Making Hadoop optimizations Pervasive

As innovative as Hadoop is in toto, its components can benefit from optimization, perhaps significantly. One vendor that’s been in the database business for three decades isn’t just talking about those optimizations. It’s building products around them.

Hadoop is the master of distributed Big Data processing, across clusters of commodity hardware.  But what about distributed computing within a node in the cluster?  There’s been a multi-year, multi-core revolution going on in hardware, but not a lot of software seems to have heard the revolutionary forces charging forward.  How well does Hadoop scale within a worker node?

To be honest, I’m still learning.  But my gut tells me that Hadoop could be doing more in this regard.  Sure, Hadoop is about scaling out, and not necessarily up.  And it’s about commodity hardware and disk storage.  But multi-core technology is part of commodity hardware now, and there’s no point in wasting it.

Last week I had the opportunity to speak with Mike Hoskins of Pervasive Software.  If you’re an old-timer in the industry then you’ll know Pervasive for its Btrieve embedded database product (now called PSQL), which is still making the company a pretty penny.  But Hoskins, who is Pervasive’s CTO, is now also leading the company’s Big Data efforts, and he’s helping the company do some pretty cool stuff.

I’m finding myself impressed by database and BI veteran stalwarts who are finding their way into Big Data.  They see the potential of Big Data technology, but they see it in the context of relational database technology, where performance and optimization is hard-fought and resource waste can be heresy.

In Pervasive’s case, it’s taken the massively parallel technology designed for single nodes in its DataRush product and implemented it in custom readers and writers for HBase.  According to Hoskins, this accelerates throughput, expressed in records per second per node, by 100x or more.  Couple that single-node power with the inter-node distributed power of Hadoop’s MapReduce, and there’s potential for great things.

Pervasive’s stack also includes TurboRush, for optimizing Hive; DataRush for KNIME (an Eclipse-based, open source platform for flow-based data integration and analysis); and RushAnalyzer for machine learning.
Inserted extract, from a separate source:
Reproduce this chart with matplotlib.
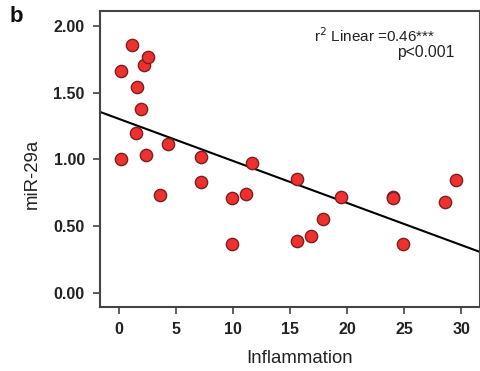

There’s a lot to dig into.

Hadoop brings formidable raw power to the game of processing data.  But it leaves a lot of white space for optimization and improvement.  That goes for MapReduce, HDFS, and pieces higher in the stack like Hive and HBase.  As Hadoop goes more corporate, expect to see more corporations imbue it with enterprise computing optimizations at the molecular and atomic levels.  It’s the logical place for companies to distinguish themselves from their many competitors at the Big Data jamboree.